**What is expected:** Your output is the lines from the first one to the one containing "(703,0) -- (703,540);", repeated exactly, with images left out.

**Dataset extract:**

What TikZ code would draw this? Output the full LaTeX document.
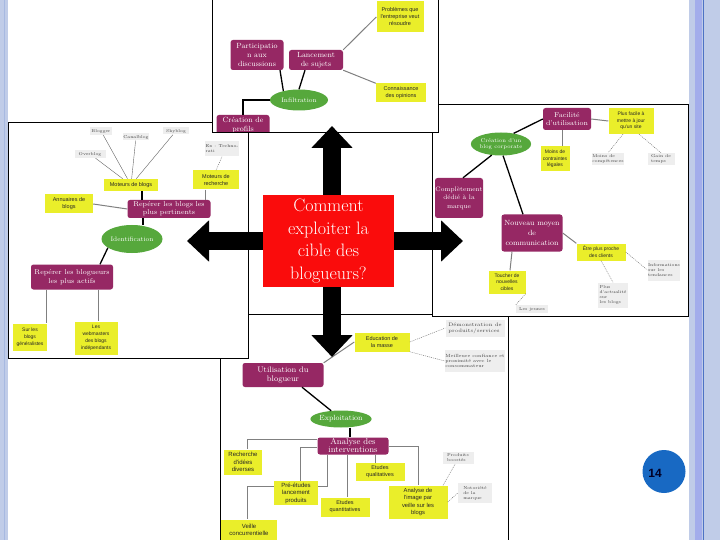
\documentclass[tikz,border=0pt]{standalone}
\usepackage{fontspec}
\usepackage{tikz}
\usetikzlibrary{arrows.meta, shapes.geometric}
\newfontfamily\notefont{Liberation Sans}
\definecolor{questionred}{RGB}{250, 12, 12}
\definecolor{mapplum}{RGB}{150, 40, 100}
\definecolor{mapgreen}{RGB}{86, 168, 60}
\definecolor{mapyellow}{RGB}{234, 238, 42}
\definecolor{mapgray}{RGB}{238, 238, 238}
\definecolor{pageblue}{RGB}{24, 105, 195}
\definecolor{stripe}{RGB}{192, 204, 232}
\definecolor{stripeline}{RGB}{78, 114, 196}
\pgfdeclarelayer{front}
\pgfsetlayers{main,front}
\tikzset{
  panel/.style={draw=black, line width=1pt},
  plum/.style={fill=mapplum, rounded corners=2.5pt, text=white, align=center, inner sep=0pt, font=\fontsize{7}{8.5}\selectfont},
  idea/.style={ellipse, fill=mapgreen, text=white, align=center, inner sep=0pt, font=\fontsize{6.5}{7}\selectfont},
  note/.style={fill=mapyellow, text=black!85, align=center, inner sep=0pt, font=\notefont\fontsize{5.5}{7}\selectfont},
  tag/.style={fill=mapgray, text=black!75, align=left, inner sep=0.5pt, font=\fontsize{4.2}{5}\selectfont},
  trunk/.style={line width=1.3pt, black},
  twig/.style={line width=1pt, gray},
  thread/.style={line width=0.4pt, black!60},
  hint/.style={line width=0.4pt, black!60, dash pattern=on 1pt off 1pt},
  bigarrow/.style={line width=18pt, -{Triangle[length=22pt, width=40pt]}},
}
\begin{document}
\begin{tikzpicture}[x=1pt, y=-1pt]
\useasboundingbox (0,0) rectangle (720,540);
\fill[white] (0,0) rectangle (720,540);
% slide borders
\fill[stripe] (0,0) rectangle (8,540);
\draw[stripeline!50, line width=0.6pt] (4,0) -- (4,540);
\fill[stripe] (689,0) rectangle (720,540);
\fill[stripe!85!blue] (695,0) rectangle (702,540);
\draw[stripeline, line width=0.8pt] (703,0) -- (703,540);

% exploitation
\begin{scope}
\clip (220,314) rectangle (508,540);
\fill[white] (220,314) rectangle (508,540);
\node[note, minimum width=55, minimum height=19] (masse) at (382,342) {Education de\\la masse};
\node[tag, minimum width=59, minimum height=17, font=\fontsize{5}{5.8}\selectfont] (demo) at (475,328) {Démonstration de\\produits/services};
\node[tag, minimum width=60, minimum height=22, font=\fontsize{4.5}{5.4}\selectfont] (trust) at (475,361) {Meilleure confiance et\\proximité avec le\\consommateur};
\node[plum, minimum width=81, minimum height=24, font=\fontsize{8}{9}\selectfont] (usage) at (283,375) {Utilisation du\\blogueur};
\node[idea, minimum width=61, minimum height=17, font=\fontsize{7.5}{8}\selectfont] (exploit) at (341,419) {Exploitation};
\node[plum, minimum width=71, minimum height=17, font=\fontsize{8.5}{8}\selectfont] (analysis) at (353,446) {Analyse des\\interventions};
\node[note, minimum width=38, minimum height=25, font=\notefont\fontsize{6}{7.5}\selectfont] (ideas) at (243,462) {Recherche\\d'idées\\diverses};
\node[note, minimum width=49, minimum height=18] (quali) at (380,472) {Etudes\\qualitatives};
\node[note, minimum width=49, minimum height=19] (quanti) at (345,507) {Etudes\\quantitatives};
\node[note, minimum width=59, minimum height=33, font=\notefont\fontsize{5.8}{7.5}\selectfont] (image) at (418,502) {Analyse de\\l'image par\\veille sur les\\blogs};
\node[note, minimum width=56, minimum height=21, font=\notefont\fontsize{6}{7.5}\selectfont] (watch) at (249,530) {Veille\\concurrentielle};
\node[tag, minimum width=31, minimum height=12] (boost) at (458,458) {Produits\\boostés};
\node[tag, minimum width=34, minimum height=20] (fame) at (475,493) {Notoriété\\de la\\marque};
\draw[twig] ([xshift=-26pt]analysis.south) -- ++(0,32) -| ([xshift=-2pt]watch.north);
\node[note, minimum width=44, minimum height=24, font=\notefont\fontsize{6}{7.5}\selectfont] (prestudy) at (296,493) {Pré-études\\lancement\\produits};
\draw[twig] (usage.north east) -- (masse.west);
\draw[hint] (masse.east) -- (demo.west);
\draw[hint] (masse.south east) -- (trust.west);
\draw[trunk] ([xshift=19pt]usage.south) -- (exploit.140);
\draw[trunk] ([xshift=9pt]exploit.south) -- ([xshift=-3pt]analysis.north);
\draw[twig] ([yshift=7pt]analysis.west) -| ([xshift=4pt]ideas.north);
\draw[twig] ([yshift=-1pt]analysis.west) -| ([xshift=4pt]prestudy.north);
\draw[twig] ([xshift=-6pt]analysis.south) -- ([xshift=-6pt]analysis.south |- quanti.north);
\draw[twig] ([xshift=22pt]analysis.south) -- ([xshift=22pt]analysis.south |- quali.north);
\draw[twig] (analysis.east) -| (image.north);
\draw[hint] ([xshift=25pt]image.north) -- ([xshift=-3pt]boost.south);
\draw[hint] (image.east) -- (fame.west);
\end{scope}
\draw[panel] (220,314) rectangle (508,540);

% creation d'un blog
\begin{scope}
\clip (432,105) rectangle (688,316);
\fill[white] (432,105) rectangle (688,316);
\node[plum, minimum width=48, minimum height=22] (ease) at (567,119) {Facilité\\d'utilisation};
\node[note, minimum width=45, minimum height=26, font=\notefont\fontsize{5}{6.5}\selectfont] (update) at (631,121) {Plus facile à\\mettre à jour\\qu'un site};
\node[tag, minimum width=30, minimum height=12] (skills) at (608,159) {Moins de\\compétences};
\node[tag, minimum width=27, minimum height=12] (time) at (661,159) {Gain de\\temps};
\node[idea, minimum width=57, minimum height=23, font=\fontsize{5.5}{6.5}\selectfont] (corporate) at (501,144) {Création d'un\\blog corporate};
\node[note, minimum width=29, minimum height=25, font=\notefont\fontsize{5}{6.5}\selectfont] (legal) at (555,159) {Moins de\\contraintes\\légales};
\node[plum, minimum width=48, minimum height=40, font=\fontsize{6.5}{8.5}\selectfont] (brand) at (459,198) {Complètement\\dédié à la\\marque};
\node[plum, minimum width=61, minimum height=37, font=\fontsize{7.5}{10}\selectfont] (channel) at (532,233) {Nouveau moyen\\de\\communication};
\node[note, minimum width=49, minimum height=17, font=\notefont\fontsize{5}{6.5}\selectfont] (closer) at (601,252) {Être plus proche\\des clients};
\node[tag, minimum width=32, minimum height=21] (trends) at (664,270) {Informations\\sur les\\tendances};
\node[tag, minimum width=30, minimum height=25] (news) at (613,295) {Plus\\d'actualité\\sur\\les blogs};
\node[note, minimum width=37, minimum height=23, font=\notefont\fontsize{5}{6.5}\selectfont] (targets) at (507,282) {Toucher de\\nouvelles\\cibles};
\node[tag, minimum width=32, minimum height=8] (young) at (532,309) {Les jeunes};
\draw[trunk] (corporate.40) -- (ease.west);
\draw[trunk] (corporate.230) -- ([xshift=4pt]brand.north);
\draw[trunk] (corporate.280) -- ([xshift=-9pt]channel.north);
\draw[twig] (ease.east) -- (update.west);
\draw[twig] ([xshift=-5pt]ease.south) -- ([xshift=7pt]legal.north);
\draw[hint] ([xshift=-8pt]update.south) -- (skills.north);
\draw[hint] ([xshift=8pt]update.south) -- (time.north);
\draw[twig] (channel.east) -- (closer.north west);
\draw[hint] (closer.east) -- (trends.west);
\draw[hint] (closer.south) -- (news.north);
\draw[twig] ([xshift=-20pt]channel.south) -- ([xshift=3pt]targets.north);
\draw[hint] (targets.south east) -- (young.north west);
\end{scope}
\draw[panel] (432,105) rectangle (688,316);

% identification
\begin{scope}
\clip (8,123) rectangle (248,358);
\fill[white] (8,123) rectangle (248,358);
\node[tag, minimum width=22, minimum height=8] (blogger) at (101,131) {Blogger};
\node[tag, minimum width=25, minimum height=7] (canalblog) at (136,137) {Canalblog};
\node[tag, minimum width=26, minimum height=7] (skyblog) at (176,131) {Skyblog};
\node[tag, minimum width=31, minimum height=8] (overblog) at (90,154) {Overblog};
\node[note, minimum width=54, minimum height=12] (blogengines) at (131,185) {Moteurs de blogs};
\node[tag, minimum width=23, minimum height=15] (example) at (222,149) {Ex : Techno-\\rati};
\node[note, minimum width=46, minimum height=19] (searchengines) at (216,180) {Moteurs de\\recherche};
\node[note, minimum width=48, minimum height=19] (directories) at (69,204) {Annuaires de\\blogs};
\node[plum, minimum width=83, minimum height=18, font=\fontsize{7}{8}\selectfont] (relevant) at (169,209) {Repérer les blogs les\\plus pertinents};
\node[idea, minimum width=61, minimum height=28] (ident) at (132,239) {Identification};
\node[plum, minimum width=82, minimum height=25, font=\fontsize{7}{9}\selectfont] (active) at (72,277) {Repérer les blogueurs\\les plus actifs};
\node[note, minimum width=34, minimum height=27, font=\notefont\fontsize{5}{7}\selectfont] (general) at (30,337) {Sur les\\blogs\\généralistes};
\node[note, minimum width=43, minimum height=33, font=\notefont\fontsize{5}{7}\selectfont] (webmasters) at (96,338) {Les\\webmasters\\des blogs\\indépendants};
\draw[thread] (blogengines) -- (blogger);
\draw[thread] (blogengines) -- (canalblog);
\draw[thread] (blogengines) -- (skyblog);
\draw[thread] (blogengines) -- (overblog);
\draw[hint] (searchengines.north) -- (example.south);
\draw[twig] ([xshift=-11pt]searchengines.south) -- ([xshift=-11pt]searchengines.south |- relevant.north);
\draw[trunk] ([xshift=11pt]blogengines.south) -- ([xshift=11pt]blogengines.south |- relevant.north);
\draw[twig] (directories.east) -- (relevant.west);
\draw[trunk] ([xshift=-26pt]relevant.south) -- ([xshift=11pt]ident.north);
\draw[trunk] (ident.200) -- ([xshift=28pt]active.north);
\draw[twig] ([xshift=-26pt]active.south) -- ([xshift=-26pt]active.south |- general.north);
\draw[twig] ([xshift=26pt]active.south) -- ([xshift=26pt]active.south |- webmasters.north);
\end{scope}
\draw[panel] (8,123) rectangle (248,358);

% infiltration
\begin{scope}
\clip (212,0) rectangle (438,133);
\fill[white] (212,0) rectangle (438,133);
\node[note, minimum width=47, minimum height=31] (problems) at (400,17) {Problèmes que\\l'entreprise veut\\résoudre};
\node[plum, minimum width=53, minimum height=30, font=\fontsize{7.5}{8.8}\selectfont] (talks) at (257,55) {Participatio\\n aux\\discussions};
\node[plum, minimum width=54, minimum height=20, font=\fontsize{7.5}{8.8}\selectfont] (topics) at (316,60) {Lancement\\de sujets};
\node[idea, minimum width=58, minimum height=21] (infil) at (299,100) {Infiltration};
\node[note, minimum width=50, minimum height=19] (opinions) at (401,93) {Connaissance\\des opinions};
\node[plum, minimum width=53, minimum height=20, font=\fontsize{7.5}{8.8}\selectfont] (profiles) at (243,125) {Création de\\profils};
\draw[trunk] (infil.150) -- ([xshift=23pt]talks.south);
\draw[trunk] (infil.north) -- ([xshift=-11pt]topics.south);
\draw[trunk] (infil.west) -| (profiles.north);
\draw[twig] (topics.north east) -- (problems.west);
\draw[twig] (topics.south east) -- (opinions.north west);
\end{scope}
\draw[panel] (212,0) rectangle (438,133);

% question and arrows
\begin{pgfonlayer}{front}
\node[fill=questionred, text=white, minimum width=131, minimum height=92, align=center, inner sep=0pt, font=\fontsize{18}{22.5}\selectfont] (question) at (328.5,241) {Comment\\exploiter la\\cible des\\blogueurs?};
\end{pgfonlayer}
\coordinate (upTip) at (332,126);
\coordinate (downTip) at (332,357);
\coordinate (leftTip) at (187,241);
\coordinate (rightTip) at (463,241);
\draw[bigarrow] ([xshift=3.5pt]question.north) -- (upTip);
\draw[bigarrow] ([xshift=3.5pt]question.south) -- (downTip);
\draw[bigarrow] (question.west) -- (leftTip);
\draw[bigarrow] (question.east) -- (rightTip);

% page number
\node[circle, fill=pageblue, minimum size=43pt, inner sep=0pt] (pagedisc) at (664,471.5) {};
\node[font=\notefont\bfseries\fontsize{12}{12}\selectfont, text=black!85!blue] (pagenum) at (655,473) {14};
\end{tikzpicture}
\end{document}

**Answer below:**
What TikZ code would draw this? Output the full LaTeX document.
\documentclass[tikz,border=0pt]{standalone}
\usepackage{fontspec}
\usepackage{tikz}
\usetikzlibrary{arrows.meta, shapes.geometric}
\newfontfamily\notefont{Liberation Sans}
\definecolor{questionred}{RGB}{250, 12, 12}
\definecolor{mapplum}{RGB}{150, 40, 100}
\definecolor{mapgreen}{RGB}{86, 168, 60}
\definecolor{mapyellow}{RGB}{234, 238, 42}
\definecolor{mapgray}{RGB}{238, 238, 238}
\definecolor{pageblue}{RGB}{24, 105, 195}
\definecolor{stripe}{RGB}{192, 204, 232}
\definecolor{stripeline}{RGB}{78, 114, 196}
\pgfdeclarelayer{front}
\pgfsetlayers{main,front}
\tikzset{
  panel/.style={draw=black, line width=1pt},
  plum/.style={fill=mapplum, rounded corners=2.5pt, text=white, align=center, inner sep=0pt, font=\fontsize{7}{8.5}\selectfont},
  idea/.style={ellipse, fill=mapgreen, text=white, align=center, inner sep=0pt, font=\fontsize{6.5}{7}\selectfont},
  note/.style={fill=mapyellow, text=black!85, align=center, inner sep=0pt, font=\notefont\fontsize{5.5}{7}\selectfont},
  tag/.style={fill=mapgray, text=black!75, align=left, inner sep=0.5pt, font=\fontsize{4.2}{5}\selectfont},
  trunk/.style={line width=1.3pt, black},
  twig/.style={line width=1pt, gray},
  thread/.style={line width=0.4pt, black!60},
  hint/.style={line width=0.4pt, black!60, dash pattern=on 1pt off 1pt},
  bigarrow/.style={line width=18pt, -{Triangle[length=22pt, width=40pt]}},
}
\begin{document}
\begin{tikzpicture}[x=1pt, y=-1pt]
\useasboundingbox (0,0) rectangle (720,540);
\fill[white] (0,0) rectangle (720,540);
% slide borders
\fill[stripe] (0,0) rectangle (8,540);
\draw[stripeline!50, line width=0.6pt] (4,0) -- (4,540);
\fill[stripe] (689,0) rectangle (720,540);
\fill[stripe!85!blue] (695,0) rectangle (702,540);
\draw[stripeline, line width=0.8pt] (703,0) -- (703,540);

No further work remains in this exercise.